What I do know is that that I would not talk to a friend the way I talk to myself whilst training. When I coach running groups for beginners in the local park, I cannot think of anything more de-motivating I could say to them than, “Don’t you dare stop”, but I often say this to myself, but that’s ok, right?
Recently, I’ve been thinking a lot about my relationship with running and what it means to me.
The Manchester marathon is looming, a race I aim to complete in sub-4 – a time goal – which perhaps isn’t an overly impressive to some – but for me, it’s a huge challenge. My training plan has incorporated a lot of tempo and interval runs, and quite honestly these sessions seriously kick my ass. Last night, I ran HARD for 7 miles or so through the park, and throughout, I was clearly struggling, but I chose to ignore the physical and mental pain I was experiencing. Why? Because I was telling myself to “Go hard, or go home”.
It troubles me.
It troubles me that I have the ability to zone out and push myself to the point of exhaustion and pain.

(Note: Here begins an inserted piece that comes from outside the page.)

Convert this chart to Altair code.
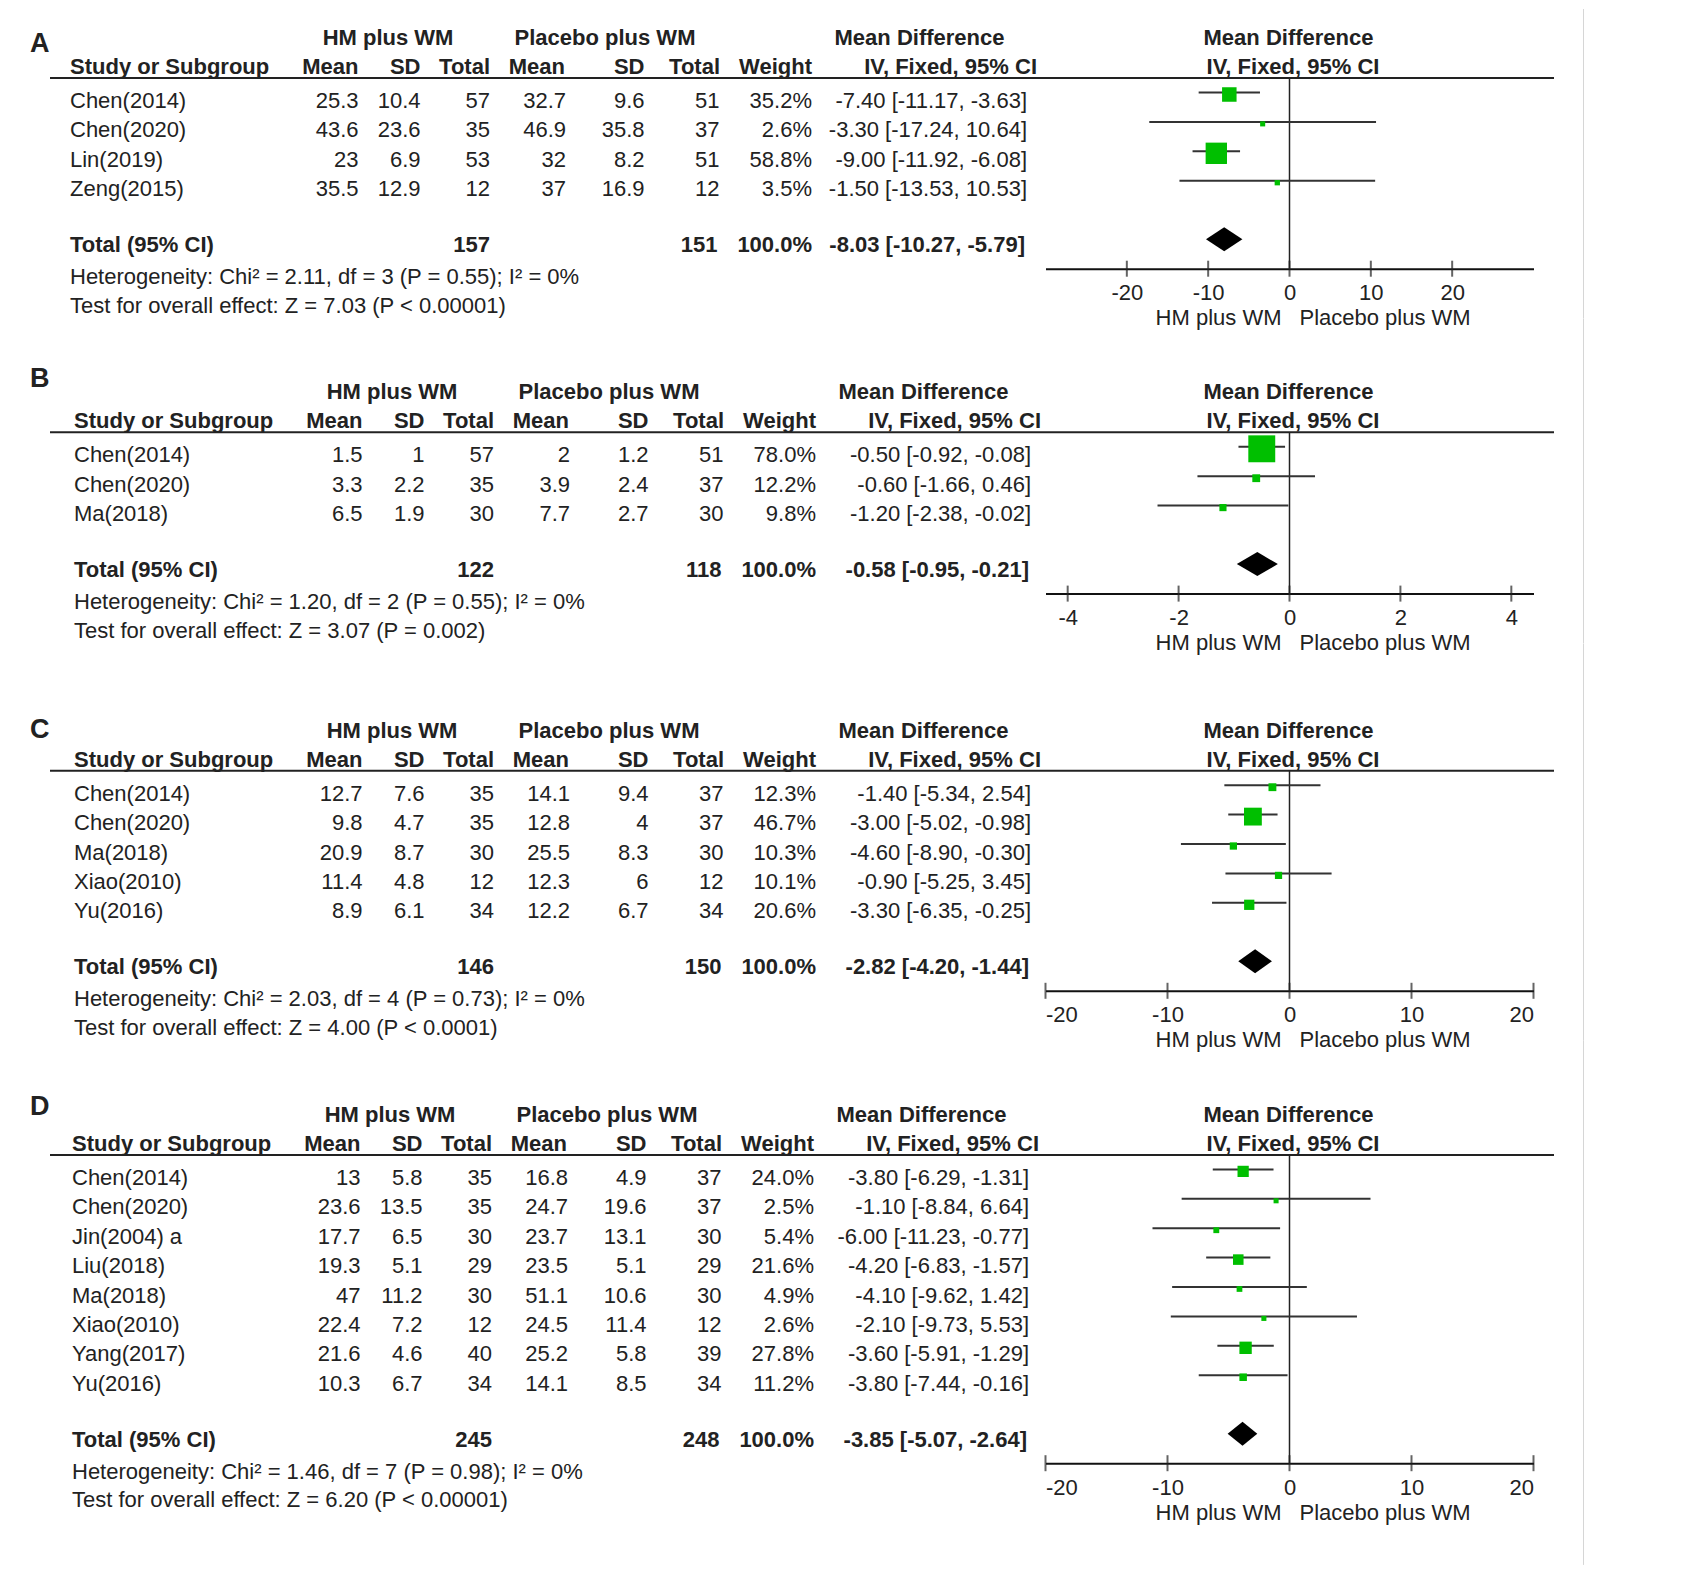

Last year, I raised thousands of pounds for the mental health charity, Mind, in memory of my mum. I also regularly write blog posts and have made videos, encouraging people to talk, to speak out, to not ignore their mental pain. To be kinder to themselves.
And yet here I am, doing the exact thing I preach about, and wait a moment, I am not for one second comparing my critical self-talk to someone suffering from depression or other mental illnesses, because hell, I know depression, but it’s kind of scary, right?
Again, where’s the line between morale boosting and self-flagellation?
There seems to be an in-congruence between the ‘philosophy’ of running; the freedom it provides, the way it grounds and deepens our connection with ourselves, and the stark reality of pushing ourselves to the limit, until it actually hurts, through self-shame tactics.
I guess what I’m asking is this: When does “Go hard, or go home” and other similar quotes become less about motivation and more about demoralising?
Maybe it’s time to start being more respectful to our bodies, and our minds. To accept that some training sessions and race paces are incredibly tough, and that instead of battering ourselves with volleys of verbal hard-talk as we struggle through, we simply say the one thing I always say to the people in my beginners running group, “I think you’re incredibly awesome, keep going”.